### Objective:
Write out each line exactly as given. Leave the pictures out of your copy.

### Raw data:
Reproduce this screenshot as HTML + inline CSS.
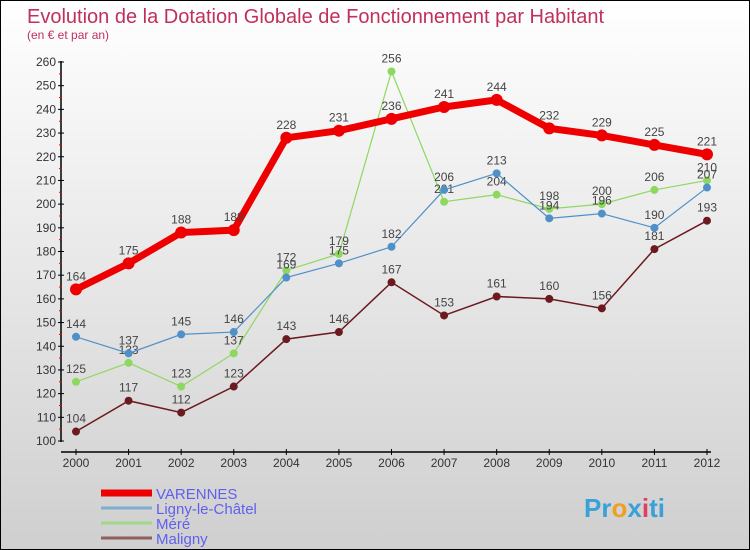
<!DOCTYPE html>
<html><head><meta charset="utf-8"><style>
body{margin:0;}
#c{width:748px;height:548px;border:1px solid #000;background:linear-gradient(#fff,#cfcfcf);position:relative;font-family:"Liberation Sans",sans-serif;overflow:hidden}
</style></head><body>
<div id="c">
<svg id="s" width="748" height="548">
<text x="26" y="22" font-size="20" fill="#c0305a">Evolution de la Dotation Globale de Fonctionnement par Habitant</text>
<text x="26" y="38" font-size="12" fill="#c0305a">(en € et par an)</text>
<g id="axes"></g><g id="series"></g><g id="legend"></g>
<text x="583" y="516" font-size="26" font-weight="bold" fill="#3aa0d8">Pr<tspan fill="#f0a020">o</tspan>x<tspan fill="#e04060">i</tspan>ti</text>
</svg></div>
<script>
const years=["2000","2001","2002","2003","2004","2005","2006","2007","2008","2009","2010","2011","2012"];
const yTicks=[100,110,120,130,140,150,160,170,180,190,200,210,220,230,240,250,260];
const varennes=[164,175,188,189,228,231,236,241,244,232,229,225,221];
const ligny=[144,137,145,146,169,175,182,206,213,194,196,190,207];
const mere=[125,133,123,137,172,179,256,201,204,198,200,206,210];
const maligny=[104,117,112,123,143,146,167,153,161,160,156,181,193];
const NS="http://www.w3.org/2000/svg";
const X=i=>75+i*(631/12);
const Y=v=>440-(v-100)*(379/160);
function mk(t,a,p){const e=document.createElementNS(NS,t);for(const k in a)e.setAttribute(k,a[k]);p.appendChild(e);return e;}
const ax=document.getElementById('axes');
let l=mk('line',{x1:60,y1:60,x2:60,y2:441,stroke:'#000','stroke-width':1.5},ax);

l=mk('line',{x1:60,y1:451,x2:710,y2:451,stroke:'#000','stroke-width':1.5},ax);

yTicks.forEach(v=>{mk('line',{x1:57,y1:Y(v),x2:63,y2:Y(v),stroke:'#000'},ax);
 if(v<260)mk('line',{x1:58,y1:Y(v+5),x2:61,y2:Y(v+5),stroke:'#e00'},ax);
 const t=mk('text',{x:55,y:Y(v)+4,'font-size':12,'text-anchor':'end',fill:'#333'},ax);t.textContent=v;
 });
years.forEach((y,i)=>{mk('line',{x1:X(i),y1:448,x2:X(i),y2:454,stroke:'#000'},ax);
 const t=mk('text',{x:X(i),y:466,'font-size':12,'text-anchor':'middle',fill:'#333'},ax);t.textContent=y;
 });
const sg=document.getElementById('series');
const series=[[maligny,'#6b1a1f',1.5,4,'maligny'],[mere,'#8ed860',1.2,4,'mere'],[ligny,'#5090c8',1.2,4,'ligny'],[varennes,'#ee0000',7,6,'varennes']];
series.forEach(([d,c,w,r,n])=>{
 const p=mk('polyline',{points:d.map((v,i)=>X(i)+','+Y(v)).join(' '),fill:'none',stroke:c,'stroke-width':w},sg);
 
 d.forEach((v,i)=>{const ci=mk('circle',{cx:X(i),cy:Y(v),r:r,fill:c},sg);
  
  const t=mk('text',{x:X(i),y:Y(v)-9,'font-size':12,'text-anchor':'middle',fill:'#444'},sg);t.textContent=v;
  });
});
const lg=document.getElementById('legend');
[['VARENNES','#ee0000',7],['Ligny-le-Châtel','#80acd0',3],['Méré','#a0d888',3],['Maligny','#906060',3]].forEach(([n,c,w],i)=>{
 const y=492+i*15;
 const li=mk('line',{x1:100,y1:y,x2:151,y2:y,stroke:c,'stroke-width':w},lg);
 
 const t=mk('text',{x:155,y:y+6,'font-size':15,fill:'#6060ee'},lg);t.textContent=n;
 
});
</script></body></html>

### Solution for this exercise:
Reproduce this screenshot as HTML + inline CSS.
<!DOCTYPE html>
<html><head><meta charset="utf-8"><style>
body{margin:0;}
#c{width:748px;height:548px;border:1px solid #000;background:linear-gradient(#fff,#cfcfcf);position:relative;font-family:"Liberation Sans",sans-serif;overflow:hidden}
</style></head><body>
<div id="c">
<svg id="s" width="748" height="548">
<text x="26" y="22" font-size="20" fill="#c0305a">Evolution de la Dotation Globale de Fonctionnement par Habitant</text>
<text x="26" y="38" font-size="12" fill="#c0305a">(en € et par an)</text>
<g id="axes"></g><g id="series"></g><g id="legend"></g>
<text x="583" y="516" font-size="26" font-weight="bold" fill="#3aa0d8">Pr<tspan fill="#f0a020">o</tspan>x<tspan fill="#e04060">i</tspan>ti</text>
</svg></div>
<script>
const years=["2000","2001","2002","2003","2004","2005","2006","2007","2008","2009","2010","2011","2012"];
const yTicks=[100,110,120,130,140,150,160,170,180,190,200,210,220,230,240,250,260];
const varennes=[164,175,188,189,228,231,236,241,244,232,229,225,221];
const ligny=[144,137,145,146,169,175,182,206,213,194,196,190,207];
const mere=[125,133,123,137,172,179,256,201,204,198,200,206,210];
const maligny=[104,117,112,123,143,146,167,153,161,160,156,181,193];
const NS="http://www.w3.org/2000/svg";
const X=i=>75+i*(631/12);
const Y=v=>440-(v-100)*(379/160);
function mk(t,a,p){const e=document.createElementNS(NS,t);for(const k in a)e.setAttribute(k,a[k]);p.appendChild(e);return e;}
const ax=document.getElementById('axes');
let l=mk('line',{x1:60,y1:60,x2:60,y2:441,stroke:'#000','stroke-width':1.5},ax);

l=mk('line',{x1:60,y1:451,x2:710,y2:451,stroke:'#000','stroke-width':1.5},ax);

yTicks.forEach(v=>{mk('line',{x1:57,y1:Y(v),x2:63,y2:Y(v),stroke:'#000'},ax);
 if(v<260)mk('line',{x1:58,y1:Y(v+5),x2:61,y2:Y(v+5),stroke:'#e00'},ax);
 const t=mk('text',{x:55,y:Y(v)+4,'font-size':12,'text-anchor':'end',fill:'#333'},ax);t.textContent=v;
 });
years.forEach((y,i)=>{mk('line',{x1:X(i),y1:448,x2:X(i),y2:454,stroke:'#000'},ax);
 const t=mk('text',{x:X(i),y:466,'font-size':12,'text-anchor':'middle',fill:'#333'},ax);t.textContent=y;
 });
const sg=document.getElementById('series');
const series=[[maligny,'#6b1a1f',1.5,4,'maligny'],[mere,'#8ed860',1.2,4,'mere'],[ligny,'#5090c8',1.2,4,'ligny'],[varennes,'#ee0000',7,6,'varennes']];
series.forEach(([d,c,w,r,n])=>{
 const p=mk('polyline',{points:d.map((v,i)=>X(i)+','+Y(v)).join(' '),fill:'none',stroke:c,'stroke-width':w},sg);
 
 d.forEach((v,i)=>{const ci=mk('circle',{cx:X(i),cy:Y(v),r:r,fill:c},sg);
  
  const t=mk('text',{x:X(i),y:Y(v)-9,'font-size':12,'text-anchor':'middle',fill:'#444'},sg);t.textContent=v;
  });
});
const lg=document.getElementById('legend');
[['VARENNES','#ee0000',7],['Ligny-le-Châtel','#80acd0',3],['Méré','#a0d888',3],['Maligny','#906060',3]].forEach(([n,c,w],i)=>{
 const y=492+i*15;
 const li=mk('line',{x1:100,y1:y,x2:151,y2:y,stroke:c,'stroke-width':w},lg);
 
 const t=mk('text',{x:155,y:y+6,'font-size':15,fill:'#6060ee'},lg);t.textContent=n;
 
});
</script></body></html>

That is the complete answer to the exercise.